[DATASET ROWS]
========

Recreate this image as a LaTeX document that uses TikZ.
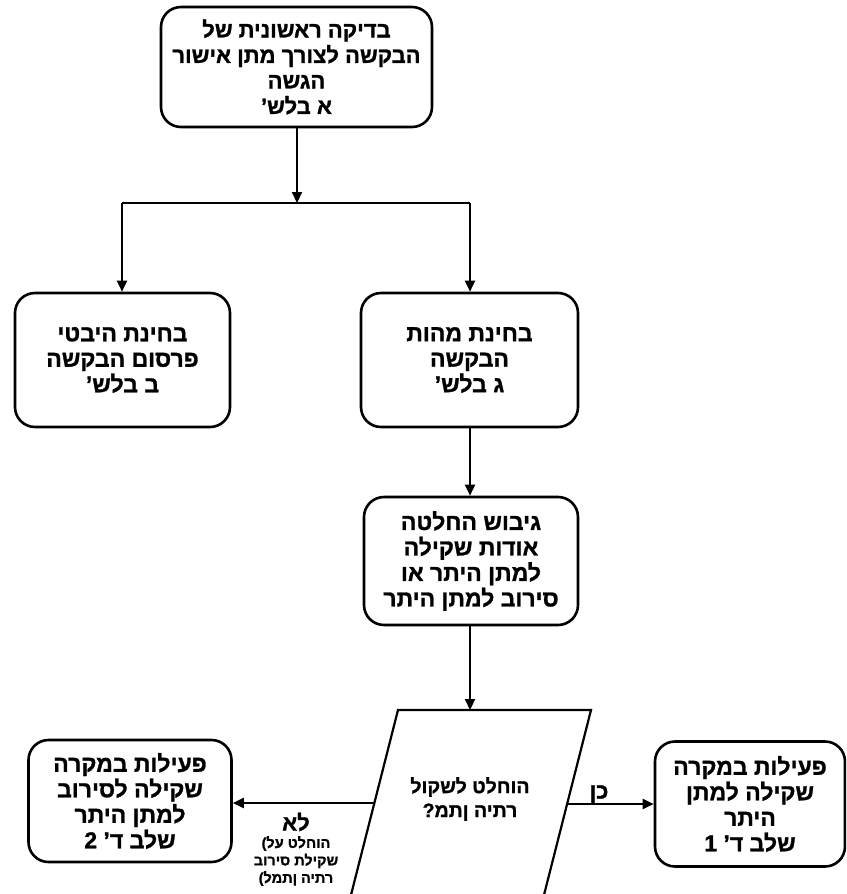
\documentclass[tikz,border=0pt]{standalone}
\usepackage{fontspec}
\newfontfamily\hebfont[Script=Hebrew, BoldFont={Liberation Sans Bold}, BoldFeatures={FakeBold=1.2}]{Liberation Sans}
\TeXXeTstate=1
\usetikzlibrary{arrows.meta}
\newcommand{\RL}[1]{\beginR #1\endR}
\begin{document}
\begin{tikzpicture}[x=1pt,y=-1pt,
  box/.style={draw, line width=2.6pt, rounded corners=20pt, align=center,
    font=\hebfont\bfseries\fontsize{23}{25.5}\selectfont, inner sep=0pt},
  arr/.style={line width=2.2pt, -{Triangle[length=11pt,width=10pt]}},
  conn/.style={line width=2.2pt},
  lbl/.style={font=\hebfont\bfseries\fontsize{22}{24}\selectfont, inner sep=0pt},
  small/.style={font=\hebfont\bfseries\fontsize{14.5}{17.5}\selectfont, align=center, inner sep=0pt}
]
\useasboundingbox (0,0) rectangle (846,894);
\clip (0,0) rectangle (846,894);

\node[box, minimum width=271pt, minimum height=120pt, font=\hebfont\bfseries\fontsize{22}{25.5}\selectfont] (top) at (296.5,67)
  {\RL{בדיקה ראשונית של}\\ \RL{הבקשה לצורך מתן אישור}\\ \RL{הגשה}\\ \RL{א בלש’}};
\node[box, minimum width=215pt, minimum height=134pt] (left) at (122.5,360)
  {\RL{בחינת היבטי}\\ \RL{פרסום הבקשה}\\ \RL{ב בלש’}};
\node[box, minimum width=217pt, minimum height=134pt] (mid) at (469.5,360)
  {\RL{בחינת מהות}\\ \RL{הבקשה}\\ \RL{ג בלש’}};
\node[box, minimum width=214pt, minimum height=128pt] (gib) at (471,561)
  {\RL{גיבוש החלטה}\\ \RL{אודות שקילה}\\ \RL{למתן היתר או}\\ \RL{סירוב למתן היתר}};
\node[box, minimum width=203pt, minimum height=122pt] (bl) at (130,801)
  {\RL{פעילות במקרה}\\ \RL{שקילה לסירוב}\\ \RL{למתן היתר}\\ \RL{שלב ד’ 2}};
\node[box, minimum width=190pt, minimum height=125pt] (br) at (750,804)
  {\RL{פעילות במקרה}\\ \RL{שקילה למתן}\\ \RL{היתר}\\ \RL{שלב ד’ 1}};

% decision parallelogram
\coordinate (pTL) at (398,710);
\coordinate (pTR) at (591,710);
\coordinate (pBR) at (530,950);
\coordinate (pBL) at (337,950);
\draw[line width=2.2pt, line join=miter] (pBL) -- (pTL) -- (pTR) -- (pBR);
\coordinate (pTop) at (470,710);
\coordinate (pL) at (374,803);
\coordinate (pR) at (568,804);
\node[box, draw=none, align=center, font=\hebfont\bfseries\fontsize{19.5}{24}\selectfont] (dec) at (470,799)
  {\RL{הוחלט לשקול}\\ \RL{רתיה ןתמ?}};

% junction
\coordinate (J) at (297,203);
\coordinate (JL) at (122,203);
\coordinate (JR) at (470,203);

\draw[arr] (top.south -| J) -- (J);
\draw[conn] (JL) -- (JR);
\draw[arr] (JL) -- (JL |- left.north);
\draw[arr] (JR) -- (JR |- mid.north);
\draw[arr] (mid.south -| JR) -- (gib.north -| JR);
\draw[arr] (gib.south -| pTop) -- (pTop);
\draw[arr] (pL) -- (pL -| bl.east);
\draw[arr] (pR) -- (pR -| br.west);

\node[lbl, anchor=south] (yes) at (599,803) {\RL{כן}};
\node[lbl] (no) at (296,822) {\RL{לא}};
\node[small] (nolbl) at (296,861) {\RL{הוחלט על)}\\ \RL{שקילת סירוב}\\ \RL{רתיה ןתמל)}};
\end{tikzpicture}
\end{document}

========

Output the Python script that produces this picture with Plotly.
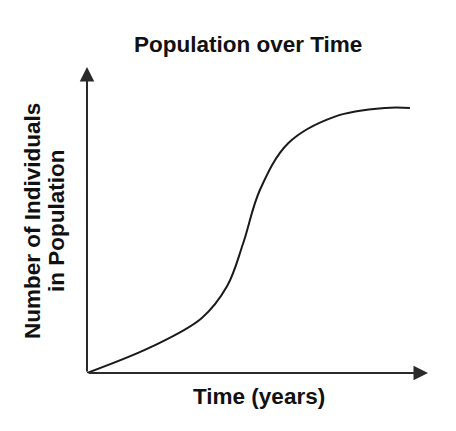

========

[PROBLEM DETAILS]
Leave out every line without the string "that" and copy the rest.

[ANSWER TO THE EXERCISE]
Recreate this image as a LaTeX document that uses TikZ.
Output the Python script that produces this picture with Plotly.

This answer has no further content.